[Material]:
========================================
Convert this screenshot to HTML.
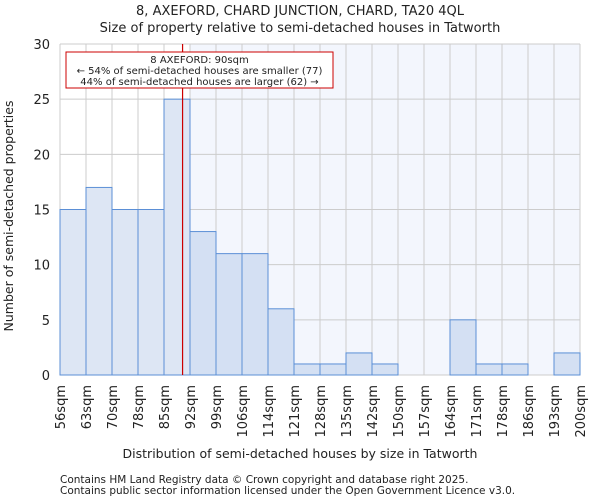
<!DOCTYPE html>
<html><head><meta charset="utf-8"><style>
body{margin:0;background:#fff;font-family:"DejaVu Sans","Liberation Sans",sans-serif;}
svg text{font-family:"DejaVu Sans","Liberation Sans",sans-serif;fill:#222;}
</style></head><body>
<svg width="600" height="500">
<text x="300" y="15" font-size="13" text-anchor="middle">8, AXEFORD, CHARD JUNCTION, CHARD, TA20 4QL</text>
<text x="300" y="32" font-size="13" text-anchor="middle">Size of property relative to semi-detached houses in Tatworth</text>
<g id="plot"></g>
<text x="300" y="458" font-size="12.5" text-anchor="middle">Distribution of semi-detached houses by size in Tatworth</text>
<text transform="translate(13,216) rotate(-90)" font-size="12.5" text-anchor="middle">Number of semi-detached properties</text>
<text x="60" y="483" font-size="10.5" fill="#444">Contains HM Land Registry data © Crown copyright and database right 2025.</text>
<text x="60" y="494" font-size="10.5" fill="#444">Contains public sector information licensed under the Open Government Licence v3.0.</text>
</svg>
<script>
const labels=["56sqm","63sqm","70sqm","78sqm","85sqm","92sqm","99sqm","106sqm","114sqm","121sqm","128sqm","135sqm","142sqm","150sqm","157sqm","164sqm","171sqm","178sqm","186sqm","193sqm","200sqm"];
const counts=[15,17,15,15,25,13,11,11,6,1,1,2,1,0,0,5,1,1,0,2];
const yTicks=[0,5,10,15,20,25,30];
const propertyBinPos=4+5/7;
const X0=60,X1=580,Y0=375,Y1=44,YMAX=30;
const bw=(X1-X0)/counts.length;
const x=i=>X0+i*bw;
const y=v=>Y0-(Y0-Y1)*v/YMAX;
const ns="http://www.w3.org/2000/svg";
const g=document.getElementById('plot');
function mk(t,a){const e=document.createElementNS(ns,t);for(const k in a)e.setAttribute(k,a[k]);g.appendChild(e);return e;}
const mx=x(propertyBinPos);
const bgx=x(Math.ceil(propertyBinPos));
let e=mk('rect',{x:bgx,y:Y1,width:X1-bgx,height:Y0-Y1,fill:'#f3f6fd'});


for(let i=0;i<=counts.length;i++){e=mk('line',{x1:x(i),x2:x(i),y1:Y1,y2:Y0,stroke:'#ccc','stroke-width':1});

}
yTicks.forEach(t=>{e=mk('line',{x1:X0,x2:X1,y1:y(t),y2:y(t),stroke:'#ccc','stroke-width':1});


e=mk('text',{x:X0-10,y:y(t)+5,'text-anchor':'end','font-size':13});e.textContent=t;

});
counts.forEach((c,i)=>{if(c<=0)return;e=mk('rect',{x:x(i),y:y(c),width:bw,height:Y0-y(c),fill:i<5?'#dde6f4':'#d4e0f3',stroke:'#5b8fd6','stroke-width':1});

});
labels.forEach((l,i)=>{e=mk('text',{transform:`translate(${x(i)+5},385) rotate(-90)`,'text-anchor':'end','font-size':13});e.textContent=l;

});
e=mk('line',{x1:mx,x2:mx,y1:Y1,y2:Y0,stroke:'#cc0000','stroke-width':1.2});


e=mk('rect',{x:66,y:52,width:267,height:36,fill:'#fff',stroke:'#cc0000','stroke-width':1});


[["8 AXEFORD: 90sqm",63],["← 54% of semi-detached houses are smaller (77)",74],["44% of semi-detached houses are larger (62) →",85]].forEach(([t,yy])=>{e=mk('text',{x:199.5,y:yy,'text-anchor':'middle','font-size':10});e.textContent=t;

});
</script>
</body></html>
========================================
[Exercise instructions]: All of the data above should be transcribed verbatim, with pictures omitted.

[Problem solution]:
Convert this screenshot to HTML.
<!DOCTYPE html>
<html><head><meta charset="utf-8"><style>
body{margin:0;background:#fff;font-family:"DejaVu Sans","Liberation Sans",sans-serif;}
svg text{font-family:"DejaVu Sans","Liberation Sans",sans-serif;fill:#222;}
</style></head><body>
<svg width="600" height="500">
<text x="300" y="15" font-size="13" text-anchor="middle">8, AXEFORD, CHARD JUNCTION, CHARD, TA20 4QL</text>
<text x="300" y="32" font-size="13" text-anchor="middle">Size of property relative to semi-detached houses in Tatworth</text>
<g id="plot"></g>
<text x="300" y="458" font-size="12.5" text-anchor="middle">Distribution of semi-detached houses by size in Tatworth</text>
<text transform="translate(13,216) rotate(-90)" font-size="12.5" text-anchor="middle">Number of semi-detached properties</text>
<text x="60" y="483" font-size="10.5" fill="#444">Contains HM Land Registry data © Crown copyright and database right 2025.</text>
<text x="60" y="494" font-size="10.5" fill="#444">Contains public sector information licensed under the Open Government Licence v3.0.</text>
</svg>
<script>
const labels=["56sqm","63sqm","70sqm","78sqm","85sqm","92sqm","99sqm","106sqm","114sqm","121sqm","128sqm","135sqm","142sqm","150sqm","157sqm","164sqm","171sqm","178sqm","186sqm","193sqm","200sqm"];
const counts=[15,17,15,15,25,13,11,11,6,1,1,2,1,0,0,5,1,1,0,2];
const yTicks=[0,5,10,15,20,25,30];
const propertyBinPos=4+5/7;
const X0=60,X1=580,Y0=375,Y1=44,YMAX=30;
const bw=(X1-X0)/counts.length;
const x=i=>X0+i*bw;
const y=v=>Y0-(Y0-Y1)*v/YMAX;
const ns="http://www.w3.org/2000/svg";
const g=document.getElementById('plot');
function mk(t,a){const e=document.createElementNS(ns,t);for(const k in a)e.setAttribute(k,a[k]);g.appendChild(e);return e;}
const mx=x(propertyBinPos);
const bgx=x(Math.ceil(propertyBinPos));
let e=mk('rect',{x:bgx,y:Y1,width:X1-bgx,height:Y0-Y1,fill:'#f3f6fd'});


for(let i=0;i<=counts.length;i++){e=mk('line',{x1:x(i),x2:x(i),y1:Y1,y2:Y0,stroke:'#ccc','stroke-width':1});

}
yTicks.forEach(t=>{e=mk('line',{x1:X0,x2:X1,y1:y(t),y2:y(t),stroke:'#ccc','stroke-width':1});


e=mk('text',{x:X0-10,y:y(t)+5,'text-anchor':'end','font-size':13});e.textContent=t;

});
counts.forEach((c,i)=>{if(c<=0)return;e=mk('rect',{x:x(i),y:y(c),width:bw,height:Y0-y(c),fill:i<5?'#dde6f4':'#d4e0f3',stroke:'#5b8fd6','stroke-width':1});

});
labels.forEach((l,i)=>{e=mk('text',{transform:`translate(${x(i)+5},385) rotate(-90)`,'text-anchor':'end','font-size':13});e.textContent=l;

});
e=mk('line',{x1:mx,x2:mx,y1:Y1,y2:Y0,stroke:'#cc0000','stroke-width':1.2});


e=mk('rect',{x:66,y:52,width:267,height:36,fill:'#fff',stroke:'#cc0000','stroke-width':1});


[["8 AXEFORD: 90sqm",63],["← 54% of semi-detached houses are smaller (77)",74],["44% of semi-detached houses are larger (62) →",85]].forEach(([t,yy])=>{e=mk('text',{x:199.5,y:yy,'text-anchor':'middle','font-size':10});e.textContent=t;

});
</script>
</body></html>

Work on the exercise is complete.